DATA EXTRACT
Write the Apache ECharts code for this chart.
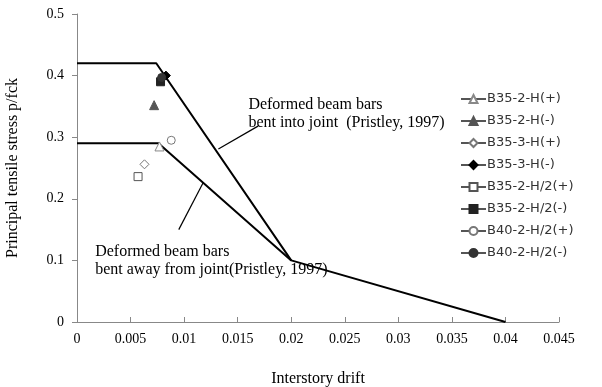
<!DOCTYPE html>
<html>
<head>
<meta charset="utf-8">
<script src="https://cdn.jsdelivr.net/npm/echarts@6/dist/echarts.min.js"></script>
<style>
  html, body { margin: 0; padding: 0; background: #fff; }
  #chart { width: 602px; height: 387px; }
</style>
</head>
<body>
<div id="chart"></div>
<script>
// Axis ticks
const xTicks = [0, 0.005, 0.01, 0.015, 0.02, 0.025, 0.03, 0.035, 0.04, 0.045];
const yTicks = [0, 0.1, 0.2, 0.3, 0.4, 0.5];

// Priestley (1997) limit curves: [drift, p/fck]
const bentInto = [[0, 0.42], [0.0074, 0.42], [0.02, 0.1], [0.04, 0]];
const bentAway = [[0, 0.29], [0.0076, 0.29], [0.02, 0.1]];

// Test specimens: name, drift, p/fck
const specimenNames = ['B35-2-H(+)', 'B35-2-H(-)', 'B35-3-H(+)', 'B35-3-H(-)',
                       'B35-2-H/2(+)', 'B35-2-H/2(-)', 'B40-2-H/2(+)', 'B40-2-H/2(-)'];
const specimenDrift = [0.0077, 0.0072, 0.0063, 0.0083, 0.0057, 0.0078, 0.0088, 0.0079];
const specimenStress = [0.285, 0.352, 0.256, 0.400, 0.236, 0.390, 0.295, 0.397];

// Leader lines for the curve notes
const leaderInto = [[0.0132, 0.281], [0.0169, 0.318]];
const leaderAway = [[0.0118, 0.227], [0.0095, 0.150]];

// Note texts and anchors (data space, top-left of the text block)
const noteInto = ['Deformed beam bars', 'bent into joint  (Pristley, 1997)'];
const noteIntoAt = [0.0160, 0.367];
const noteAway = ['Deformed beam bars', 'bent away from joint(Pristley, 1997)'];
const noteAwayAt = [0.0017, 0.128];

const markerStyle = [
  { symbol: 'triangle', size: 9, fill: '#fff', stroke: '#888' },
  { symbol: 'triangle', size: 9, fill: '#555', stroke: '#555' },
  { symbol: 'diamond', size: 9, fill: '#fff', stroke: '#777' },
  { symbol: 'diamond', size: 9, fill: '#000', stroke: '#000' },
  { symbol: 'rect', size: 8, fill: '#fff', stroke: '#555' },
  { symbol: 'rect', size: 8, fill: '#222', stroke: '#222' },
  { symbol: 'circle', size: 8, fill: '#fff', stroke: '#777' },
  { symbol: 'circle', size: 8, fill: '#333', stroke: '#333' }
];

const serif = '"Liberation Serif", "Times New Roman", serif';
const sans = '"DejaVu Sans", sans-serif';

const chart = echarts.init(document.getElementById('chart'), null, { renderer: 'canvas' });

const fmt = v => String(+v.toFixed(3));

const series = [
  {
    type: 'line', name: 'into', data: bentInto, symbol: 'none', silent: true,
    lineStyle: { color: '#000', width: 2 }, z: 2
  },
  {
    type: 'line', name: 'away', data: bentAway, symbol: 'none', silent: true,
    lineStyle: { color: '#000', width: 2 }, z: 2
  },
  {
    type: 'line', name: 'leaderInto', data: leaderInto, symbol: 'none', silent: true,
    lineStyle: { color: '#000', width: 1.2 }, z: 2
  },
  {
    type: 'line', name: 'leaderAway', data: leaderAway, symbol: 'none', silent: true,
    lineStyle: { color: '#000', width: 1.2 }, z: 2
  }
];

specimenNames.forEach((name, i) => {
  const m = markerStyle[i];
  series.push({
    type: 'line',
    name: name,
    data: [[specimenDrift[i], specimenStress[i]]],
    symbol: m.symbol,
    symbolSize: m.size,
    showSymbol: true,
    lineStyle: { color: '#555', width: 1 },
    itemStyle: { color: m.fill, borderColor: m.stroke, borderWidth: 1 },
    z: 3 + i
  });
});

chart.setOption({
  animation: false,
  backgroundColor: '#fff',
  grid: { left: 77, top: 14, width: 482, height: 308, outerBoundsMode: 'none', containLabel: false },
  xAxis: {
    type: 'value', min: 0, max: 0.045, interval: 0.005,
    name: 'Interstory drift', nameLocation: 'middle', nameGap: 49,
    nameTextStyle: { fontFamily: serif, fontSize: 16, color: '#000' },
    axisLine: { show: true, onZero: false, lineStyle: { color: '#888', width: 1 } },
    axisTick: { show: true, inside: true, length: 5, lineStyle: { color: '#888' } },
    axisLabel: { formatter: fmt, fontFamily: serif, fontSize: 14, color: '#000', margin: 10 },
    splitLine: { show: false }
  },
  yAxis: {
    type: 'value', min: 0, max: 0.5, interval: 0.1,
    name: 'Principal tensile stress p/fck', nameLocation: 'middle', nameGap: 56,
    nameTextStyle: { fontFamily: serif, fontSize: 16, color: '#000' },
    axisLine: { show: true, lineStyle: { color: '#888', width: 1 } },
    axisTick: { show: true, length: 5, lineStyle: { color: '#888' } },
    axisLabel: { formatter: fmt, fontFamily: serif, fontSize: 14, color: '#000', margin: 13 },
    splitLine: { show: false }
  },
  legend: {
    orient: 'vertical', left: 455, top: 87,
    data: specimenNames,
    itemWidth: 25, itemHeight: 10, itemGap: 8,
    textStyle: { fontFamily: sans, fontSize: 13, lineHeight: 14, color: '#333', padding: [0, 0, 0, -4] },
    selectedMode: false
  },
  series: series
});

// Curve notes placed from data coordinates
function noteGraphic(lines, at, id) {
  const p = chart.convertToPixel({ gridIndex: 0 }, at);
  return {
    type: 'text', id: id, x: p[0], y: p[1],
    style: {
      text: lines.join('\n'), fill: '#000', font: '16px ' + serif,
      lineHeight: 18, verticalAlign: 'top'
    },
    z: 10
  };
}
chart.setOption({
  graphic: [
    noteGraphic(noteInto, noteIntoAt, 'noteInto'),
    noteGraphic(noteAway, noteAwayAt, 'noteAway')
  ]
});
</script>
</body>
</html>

DESCRIPTION OF THE TASK
Leave the pictures out and please restate exactly the lines running from the start of the material through the one with "const noteAwayAt = [0.0017, 0.128];".

COMPLETE OUTPUT
Write the Apache ECharts code for this chart.
<!DOCTYPE html>
<html>
<head>
<meta charset="utf-8">
<script src="https://cdn.jsdelivr.net/npm/echarts@6/dist/echarts.min.js"></script>
<style>
  html, body { margin: 0; padding: 0; background: #fff; }
  #chart { width: 602px; height: 387px; }
</style>
</head>
<body>
<div id="chart"></div>
<script>
// Axis ticks
const xTicks = [0, 0.005, 0.01, 0.015, 0.02, 0.025, 0.03, 0.035, 0.04, 0.045];
const yTicks = [0, 0.1, 0.2, 0.3, 0.4, 0.5];

// Priestley (1997) limit curves: [drift, p/fck]
const bentInto = [[0, 0.42], [0.0074, 0.42], [0.02, 0.1], [0.04, 0]];
const bentAway = [[0, 0.29], [0.0076, 0.29], [0.02, 0.1]];

// Test specimens: name, drift, p/fck
const specimenNames = ['B35-2-H(+)', 'B35-2-H(-)', 'B35-3-H(+)', 'B35-3-H(-)',
                       'B35-2-H/2(+)', 'B35-2-H/2(-)', 'B40-2-H/2(+)', 'B40-2-H/2(-)'];
const specimenDrift = [0.0077, 0.0072, 0.0063, 0.0083, 0.0057, 0.0078, 0.0088, 0.0079];
const specimenStress = [0.285, 0.352, 0.256, 0.400, 0.236, 0.390, 0.295, 0.397];

// Leader lines for the curve notes
const leaderInto = [[0.0132, 0.281], [0.0169, 0.318]];
const leaderAway = [[0.0118, 0.227], [0.0095, 0.150]];

// Note texts and anchors (data space, top-left of the text block)
const noteInto = ['Deformed beam bars', 'bent into joint  (Pristley, 1997)'];
const noteIntoAt = [0.0160, 0.367];
const noteAway = ['Deformed beam bars', 'bent away from joint(Pristley, 1997)'];
const noteAwayAt = [0.0017, 0.128];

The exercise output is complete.